* start Supplied information *

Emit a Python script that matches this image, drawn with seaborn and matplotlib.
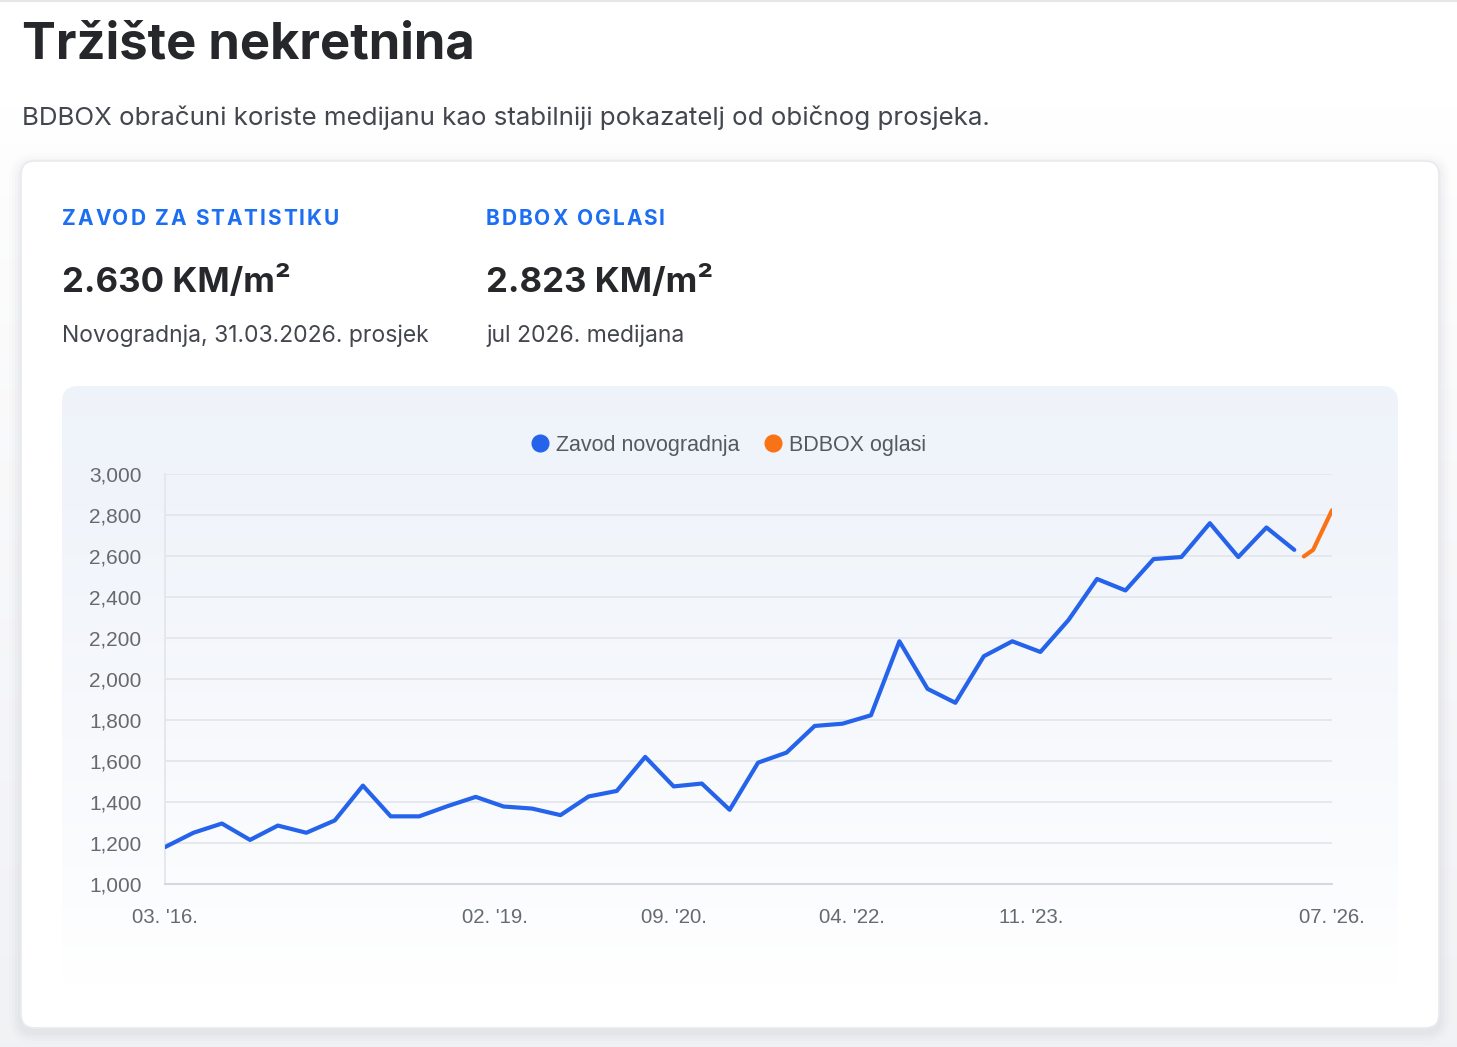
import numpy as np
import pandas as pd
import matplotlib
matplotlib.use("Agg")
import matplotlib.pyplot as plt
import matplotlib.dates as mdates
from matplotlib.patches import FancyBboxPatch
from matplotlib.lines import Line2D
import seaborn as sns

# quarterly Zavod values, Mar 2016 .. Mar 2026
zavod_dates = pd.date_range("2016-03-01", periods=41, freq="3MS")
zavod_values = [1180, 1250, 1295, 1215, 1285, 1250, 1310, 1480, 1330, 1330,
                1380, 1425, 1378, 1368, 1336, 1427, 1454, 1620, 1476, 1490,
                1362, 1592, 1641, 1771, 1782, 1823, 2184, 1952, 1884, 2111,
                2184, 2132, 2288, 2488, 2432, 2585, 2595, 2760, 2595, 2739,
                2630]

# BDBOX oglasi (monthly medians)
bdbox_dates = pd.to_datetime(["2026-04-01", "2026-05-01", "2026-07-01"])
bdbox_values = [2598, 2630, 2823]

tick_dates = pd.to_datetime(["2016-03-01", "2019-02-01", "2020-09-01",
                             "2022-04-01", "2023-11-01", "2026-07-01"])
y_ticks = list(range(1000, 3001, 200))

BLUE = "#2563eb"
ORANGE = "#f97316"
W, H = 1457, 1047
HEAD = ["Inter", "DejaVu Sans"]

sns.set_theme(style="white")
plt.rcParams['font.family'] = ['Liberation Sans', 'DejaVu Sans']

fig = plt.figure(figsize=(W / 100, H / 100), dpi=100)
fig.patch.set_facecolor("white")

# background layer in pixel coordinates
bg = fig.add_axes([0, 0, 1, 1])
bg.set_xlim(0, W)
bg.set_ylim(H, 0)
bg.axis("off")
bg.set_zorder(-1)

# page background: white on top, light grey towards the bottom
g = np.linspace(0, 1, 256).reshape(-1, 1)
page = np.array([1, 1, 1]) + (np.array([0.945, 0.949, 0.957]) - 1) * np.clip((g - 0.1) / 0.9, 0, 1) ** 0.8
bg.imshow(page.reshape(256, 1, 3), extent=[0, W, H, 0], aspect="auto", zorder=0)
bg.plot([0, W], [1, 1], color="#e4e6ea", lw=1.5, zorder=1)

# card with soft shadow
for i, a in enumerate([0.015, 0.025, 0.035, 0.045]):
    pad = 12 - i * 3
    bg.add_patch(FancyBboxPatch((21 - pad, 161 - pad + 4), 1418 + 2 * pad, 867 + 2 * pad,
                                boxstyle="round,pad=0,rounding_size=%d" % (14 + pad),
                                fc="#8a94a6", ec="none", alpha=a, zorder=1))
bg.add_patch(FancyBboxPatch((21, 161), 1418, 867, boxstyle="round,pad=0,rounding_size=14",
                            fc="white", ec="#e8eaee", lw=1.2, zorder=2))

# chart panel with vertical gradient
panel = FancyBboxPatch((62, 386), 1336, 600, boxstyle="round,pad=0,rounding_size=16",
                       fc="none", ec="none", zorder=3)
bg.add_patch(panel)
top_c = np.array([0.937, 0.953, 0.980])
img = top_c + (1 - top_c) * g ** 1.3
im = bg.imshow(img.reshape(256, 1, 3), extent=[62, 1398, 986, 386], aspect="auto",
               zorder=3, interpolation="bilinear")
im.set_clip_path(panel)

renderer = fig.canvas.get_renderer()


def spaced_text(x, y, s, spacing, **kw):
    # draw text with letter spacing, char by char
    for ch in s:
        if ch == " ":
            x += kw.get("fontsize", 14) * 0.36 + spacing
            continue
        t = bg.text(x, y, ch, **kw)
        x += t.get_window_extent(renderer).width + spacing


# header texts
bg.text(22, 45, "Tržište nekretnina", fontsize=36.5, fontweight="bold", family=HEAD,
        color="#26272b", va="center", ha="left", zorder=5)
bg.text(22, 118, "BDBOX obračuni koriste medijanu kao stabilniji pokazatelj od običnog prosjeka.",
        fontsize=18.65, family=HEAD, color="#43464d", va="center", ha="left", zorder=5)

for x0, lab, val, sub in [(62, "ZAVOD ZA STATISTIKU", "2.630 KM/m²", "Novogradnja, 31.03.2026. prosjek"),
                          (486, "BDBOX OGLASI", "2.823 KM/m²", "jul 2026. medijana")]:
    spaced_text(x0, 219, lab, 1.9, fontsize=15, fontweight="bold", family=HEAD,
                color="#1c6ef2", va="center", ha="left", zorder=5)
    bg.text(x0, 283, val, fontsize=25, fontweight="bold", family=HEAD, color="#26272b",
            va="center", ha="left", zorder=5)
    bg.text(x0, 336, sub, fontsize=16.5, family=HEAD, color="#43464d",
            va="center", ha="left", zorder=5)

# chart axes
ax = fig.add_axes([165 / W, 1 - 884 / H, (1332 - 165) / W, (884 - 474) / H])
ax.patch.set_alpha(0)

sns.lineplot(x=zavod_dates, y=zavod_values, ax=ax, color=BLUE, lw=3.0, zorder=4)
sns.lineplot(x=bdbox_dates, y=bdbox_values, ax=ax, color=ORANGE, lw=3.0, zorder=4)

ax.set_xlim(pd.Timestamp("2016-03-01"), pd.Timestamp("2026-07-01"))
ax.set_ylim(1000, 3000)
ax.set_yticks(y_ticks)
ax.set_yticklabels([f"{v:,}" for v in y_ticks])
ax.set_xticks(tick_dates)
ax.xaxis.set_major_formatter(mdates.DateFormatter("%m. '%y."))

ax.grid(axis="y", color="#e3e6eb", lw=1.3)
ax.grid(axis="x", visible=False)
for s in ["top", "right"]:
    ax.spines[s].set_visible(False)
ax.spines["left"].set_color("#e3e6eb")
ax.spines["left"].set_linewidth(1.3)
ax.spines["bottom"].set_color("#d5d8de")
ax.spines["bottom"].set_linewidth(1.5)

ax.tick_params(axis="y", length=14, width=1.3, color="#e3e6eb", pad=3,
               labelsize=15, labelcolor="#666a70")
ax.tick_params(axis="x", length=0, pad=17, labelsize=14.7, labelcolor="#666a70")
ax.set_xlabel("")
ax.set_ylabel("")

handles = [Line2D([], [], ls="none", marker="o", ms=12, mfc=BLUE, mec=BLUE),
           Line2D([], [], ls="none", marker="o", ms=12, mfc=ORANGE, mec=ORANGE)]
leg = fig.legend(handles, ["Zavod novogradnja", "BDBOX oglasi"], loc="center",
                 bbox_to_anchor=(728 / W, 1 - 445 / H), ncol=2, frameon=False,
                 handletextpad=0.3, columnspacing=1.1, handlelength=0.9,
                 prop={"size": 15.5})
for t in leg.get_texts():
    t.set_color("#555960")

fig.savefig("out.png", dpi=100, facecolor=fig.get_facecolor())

* end Supplied information *

### Problem to work on
In your copy, leave out the pictures and reproduce the material above exactly.

### Final result
Emit a Python script that matches this image, drawn with seaborn and matplotlib.
import numpy as np
import pandas as pd
import matplotlib
matplotlib.use("Agg")
import matplotlib.pyplot as plt
import matplotlib.dates as mdates
from matplotlib.patches import FancyBboxPatch
from matplotlib.lines import Line2D
import seaborn as sns

# quarterly Zavod values, Mar 2016 .. Mar 2026
zavod_dates = pd.date_range("2016-03-01", periods=41, freq="3MS")
zavod_values = [1180, 1250, 1295, 1215, 1285, 1250, 1310, 1480, 1330, 1330,
                1380, 1425, 1378, 1368, 1336, 1427, 1454, 1620, 1476, 1490,
                1362, 1592, 1641, 1771, 1782, 1823, 2184, 1952, 1884, 2111,
                2184, 2132, 2288, 2488, 2432, 2585, 2595, 2760, 2595, 2739,
                2630]

# BDBOX oglasi (monthly medians)
bdbox_dates = pd.to_datetime(["2026-04-01", "2026-05-01", "2026-07-01"])
bdbox_values = [2598, 2630, 2823]

tick_dates = pd.to_datetime(["2016-03-01", "2019-02-01", "2020-09-01",
                             "2022-04-01", "2023-11-01", "2026-07-01"])
y_ticks = list(range(1000, 3001, 200))

BLUE = "#2563eb"
ORANGE = "#f97316"
W, H = 1457, 1047
HEAD = ["Inter", "DejaVu Sans"]

sns.set_theme(style="white")
plt.rcParams['font.family'] = ['Liberation Sans', 'DejaVu Sans']

fig = plt.figure(figsize=(W / 100, H / 100), dpi=100)
fig.patch.set_facecolor("white")

# background layer in pixel coordinates
bg = fig.add_axes([0, 0, 1, 1])
bg.set_xlim(0, W)
bg.set_ylim(H, 0)
bg.axis("off")
bg.set_zorder(-1)

# page background: white on top, light grey towards the bottom
g = np.linspace(0, 1, 256).reshape(-1, 1)
page = np.array([1, 1, 1]) + (np.array([0.945, 0.949, 0.957]) - 1) * np.clip((g - 0.1) / 0.9, 0, 1) ** 0.8
bg.imshow(page.reshape(256, 1, 3), extent=[0, W, H, 0], aspect="auto", zorder=0)
bg.plot([0, W], [1, 1], color="#e4e6ea", lw=1.5, zorder=1)

# card with soft shadow
for i, a in enumerate([0.015, 0.025, 0.035, 0.045]):
    pad = 12 - i * 3
    bg.add_patch(FancyBboxPatch((21 - pad, 161 - pad + 4), 1418 + 2 * pad, 867 + 2 * pad,
                                boxstyle="round,pad=0,rounding_size=%d" % (14 + pad),
                                fc="#8a94a6", ec="none", alpha=a, zorder=1))
bg.add_patch(FancyBboxPatch((21, 161), 1418, 867, boxstyle="round,pad=0,rounding_size=14",
                            fc="white", ec="#e8eaee", lw=1.2, zorder=2))

# chart panel with vertical gradient
panel = FancyBboxPatch((62, 386), 1336, 600, boxstyle="round,pad=0,rounding_size=16",
                       fc="none", ec="none", zorder=3)
bg.add_patch(panel)
top_c = np.array([0.937, 0.953, 0.980])
img = top_c + (1 - top_c) * g ** 1.3
im = bg.imshow(img.reshape(256, 1, 3), extent=[62, 1398, 986, 386], aspect="auto",
               zorder=3, interpolation="bilinear")
im.set_clip_path(panel)

renderer = fig.canvas.get_renderer()


def spaced_text(x, y, s, spacing, **kw):
    # draw text with letter spacing, char by char
    for ch in s:
        if ch == " ":
            x += kw.get("fontsize", 14) * 0.36 + spacing
            continue
        t = bg.text(x, y, ch, **kw)
        x += t.get_window_extent(renderer).width + spacing


# header texts
bg.text(22, 45, "Tržište nekretnina", fontsize=36.5, fontweight="bold", family=HEAD,
        color="#26272b", va="center", ha="left", zorder=5)
bg.text(22, 118, "BDBOX obračuni koriste medijanu kao stabilniji pokazatelj od običnog prosjeka.",
        fontsize=18.65, family=HEAD, color="#43464d", va="center", ha="left", zorder=5)

for x0, lab, val, sub in [(62, "ZAVOD ZA STATISTIKU", "2.630 KM/m²", "Novogradnja, 31.03.2026. prosjek"),
                          (486, "BDBOX OGLASI", "2.823 KM/m²", "jul 2026. medijana")]:
    spaced_text(x0, 219, lab, 1.9, fontsize=15, fontweight="bold", family=HEAD,
                color="#1c6ef2", va="center", ha="left", zorder=5)
    bg.text(x0, 283, val, fontsize=25, fontweight="bold", family=HEAD, color="#26272b",
            va="center", ha="left", zorder=5)
    bg.text(x0, 336, sub, fontsize=16.5, family=HEAD, color="#43464d",
            va="center", ha="left", zorder=5)

# chart axes
ax = fig.add_axes([165 / W, 1 - 884 / H, (1332 - 165) / W, (884 - 474) / H])
ax.patch.set_alpha(0)

sns.lineplot(x=zavod_dates, y=zavod_values, ax=ax, color=BLUE, lw=3.0, zorder=4)
sns.lineplot(x=bdbox_dates, y=bdbox_values, ax=ax, color=ORANGE, lw=3.0, zorder=4)

ax.set_xlim(pd.Timestamp("2016-03-01"), pd.Timestamp("2026-07-01"))
ax.set_ylim(1000, 3000)
ax.set_yticks(y_ticks)
ax.set_yticklabels([f"{v:,}" for v in y_ticks])
ax.set_xticks(tick_dates)
ax.xaxis.set_major_formatter(mdates.DateFormatter("%m. '%y."))

ax.grid(axis="y", color="#e3e6eb", lw=1.3)
ax.grid(axis="x", visible=False)
for s in ["top", "right"]:
    ax.spines[s].set_visible(False)
ax.spines["left"].set_color("#e3e6eb")
ax.spines["left"].set_linewidth(1.3)
ax.spines["bottom"].set_color("#d5d8de")
ax.spines["bottom"].set_linewidth(1.5)

ax.tick_params(axis="y", length=14, width=1.3, color="#e3e6eb", pad=3,
               labelsize=15, labelcolor="#666a70")
ax.tick_params(axis="x", length=0, pad=17, labelsize=14.7, labelcolor="#666a70")
ax.set_xlabel("")
ax.set_ylabel("")

handles = [Line2D([], [], ls="none", marker="o", ms=12, mfc=BLUE, mec=BLUE),
           Line2D([], [], ls="none", marker="o", ms=12, mfc=ORANGE, mec=ORANGE)]
leg = fig.legend(handles, ["Zavod novogradnja", "BDBOX oglasi"], loc="center",
                 bbox_to_anchor=(728 / W, 1 - 445 / H), ncol=2, frameon=False,
                 handletextpad=0.3, columnspacing=1.1, handlelength=0.9,
                 prop={"size": 15.5})
for t in leg.get_texts():
    t.set_color("#555960")

fig.savefig("out.png", dpi=100, facecolor=fig.get_facecolor())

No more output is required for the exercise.